Who Is Your Favourite Frankenstein?

Frankenstein - National Theatre The National Theatre are currently streaming their 2011 stage adaptation of Mary Shelley's 1818 novel FRANKENSTEIN. You can find it on their website.

It was a big deal at the time because not only was it directed by cinema’s award winning Danny Boyle in a rare foray into theatre, but it starred Benedict Cumberbatch and Jonny Lee Miller, alternating the roles of Victor Frankenstein and the Creature.

It gave a few lucky people a chance to compare these two leading actors in the same role, if they saw a performance with the casting one way, and then booked to see it again when the actors switched.
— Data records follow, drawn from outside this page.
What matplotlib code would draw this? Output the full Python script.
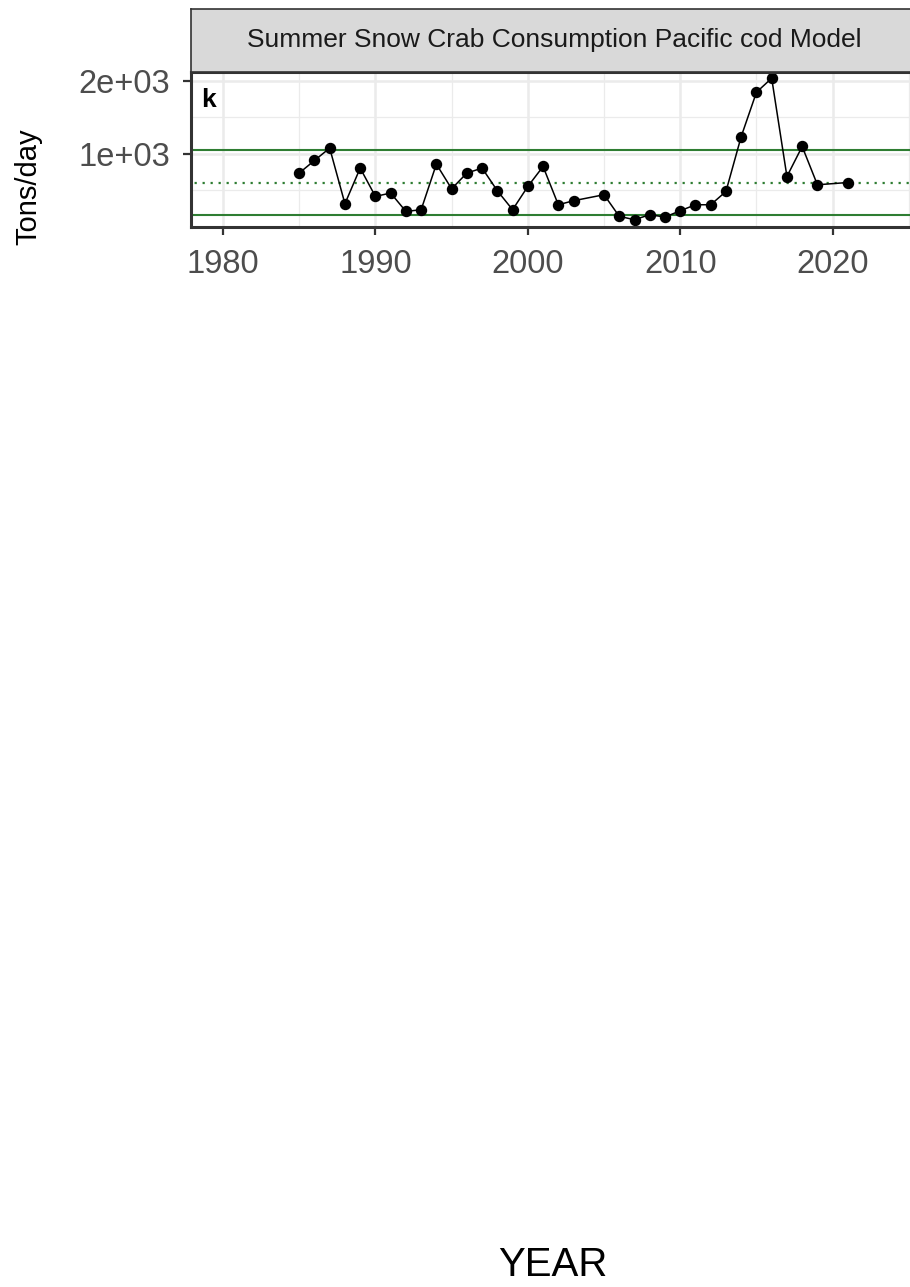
import matplotlib
matplotlib.use("Agg")
import matplotlib.pyplot as plt
import numpy as np

plt.rcParams['font.family'] = ['Liberation Sans', 'DejaVu Sans']

# data
years = [1985, 1986, 1987, 1988, 1989, 1990, 1991, 1992, 1993, 1994,
         1995, 1996, 1997, 1998, 1999, 2000, 2001, 2002, 2003, 2005,
         2006, 2007, 2008, 2009, 2010, 2011, 2012, 2013, 2014, 2015,
         2016, 2017, 2018, 2019, 2021]
tons = [737, 909, 1078, 318, 805, 418, 464, 213, 236, 859,
        522, 737, 805, 495, 236, 554, 827, 304, 359, 441,
        145, 100, 168, 136, 222, 304, 304, 486, 1236, 1841,
        2033, 690, 1100, 577, 608]

mean_line = 605
upper_line = 1052
lower_line = 162

x_ticks = [1980, 1990, 2000, 2010, 2020]
x_labels = ['1980', '1990', '2000', '2010', '2020']
y_ticks = [1000, 2000]
y_labels = ['1e+03', '2e+03']

title = 'Summer Snow Crab Consumption Pacific cod Model'

W, H = 910, 1287
fig = plt.figure(figsize=(W / 100, H / 100), dpi=100)

def px_box(x0, y0, x1, y1):
    return [x0 / W, 1 - y1 / H, (x1 - x0) / W, (y1 - y0) / H]

ax = fig.add_axes(px_box(191, 72, 918, 227))
strip = fig.add_axes(px_box(191, 9, 918, 72))

# panel
ax.set_xlim(1977.9, 2025.6)
ax.set_ylim(0, 2118)
ax.set_xticks(x_ticks)
ax.set_xticklabels(x_labels)
ax.set_yticks(y_ticks)
ax.set_yticklabels(y_labels)
ax.set_xticks([1985, 1995, 2005, 2015, 2025], minor=True)
ax.set_yticks([500, 1500], minor=True)
ax.grid(True, which='major', color='#EBEBEB', linewidth=1.8)
ax.grid(True, which='minor', color='#EBEBEB', linewidth=0.9)
ax.set_axisbelow(True)
ax.tick_params(which='minor', length=0)
ax.tick_params(which='major', length=6, width=1.6, color='#333333',
               labelsize=23.5, labelcolor='#4D4D4D')
ax.tick_params(axis='x', pad=10)
ax.tick_params(axis='y', pad=9)

for sp in ax.spines.values():
    sp.set_color('#333333')
    sp.set_linewidth(2.2)

ax.axhline(upper_line, color='#2E7D32', linewidth=1.5)
ax.axhline(lower_line, color='#2E7D32', linewidth=1.5)
ax.axhline(mean_line, color='#2E7D32', linewidth=1.6,
           linestyle=(2, (1, 2.6)))

ax.plot(years, tons, color='black', linewidth=1.1, marker='o',
        markersize=7.2, markerfacecolor='black', markeredgecolor='black')

ax.text(10 / 727, 0.82, 'k', transform=ax.transAxes, fontsize=19,
        fontweight='bold', ha='left', va='center')

# strip
strip.set_facecolor('#D9D9D9')
strip.set_xticks([])
strip.set_yticks([])
for sp in strip.spines.values():
    sp.set_color('#333333')
    sp.set_linewidth(1.2)
strip.text(0.5, 0.5, title, transform=strip.transAxes, ha='center',
           va='center', fontsize=19, color='#1A1A1A')

fig.text(28 / W, 1 - 187 / H, 'Tons/day', rotation=90, ha='center',
         va='center', fontsize=21, color='black')
fig.text(553 / W, 1 - 1265 / H, 'YEAR', ha='center', va='center',
         fontsize=29, color='black')

plt.savefig('out.png', dpi=100)
plt.close()
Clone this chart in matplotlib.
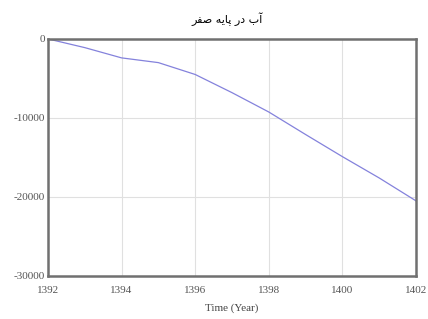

Of course at the time not everyone could afford to see it twice to make a “who’s best at what part” decision, but now we can all have ago for free via our screens.

The first broadcast released had Cumberbatch as the Creature and Lee Miller as Victor Frankenstein (who creates the beast in his laboratory); in the second broadcast the casting is the other way around.

Both versions will be available to download and compare for a month following the phenomenal success of the first production to be shared in this way, ONE MAN TWO GUVNORS.

I’ve been working with the video of both productions for a while now as the National Theatre have previously made them available for teaching purposes. As part of an exam I asked my students from Mississippi College to make a considered decision as to which casting works best.

If you watched the first combination you might have grown tired, as I did, of the two actors seemingly yelling all the way through.

For some reason when they switch the whole production improves. Lee Miller is a brooding brute of a creature in a performance of great depth and sadness. Cumberbatch makes the young unhinged scientist far more considered and introspective.

If you only want to watch one version I’d advise you to pick this second one.

Benedict Cumberbatch and Jonny Lee Miller shared both the Olivier Award and London Evening Standard Award for Best Actor for their respective performances. Whilst Cumberbatch also won the Critics' Circle Theatre Awards' Best Performance by an Actor in a Play.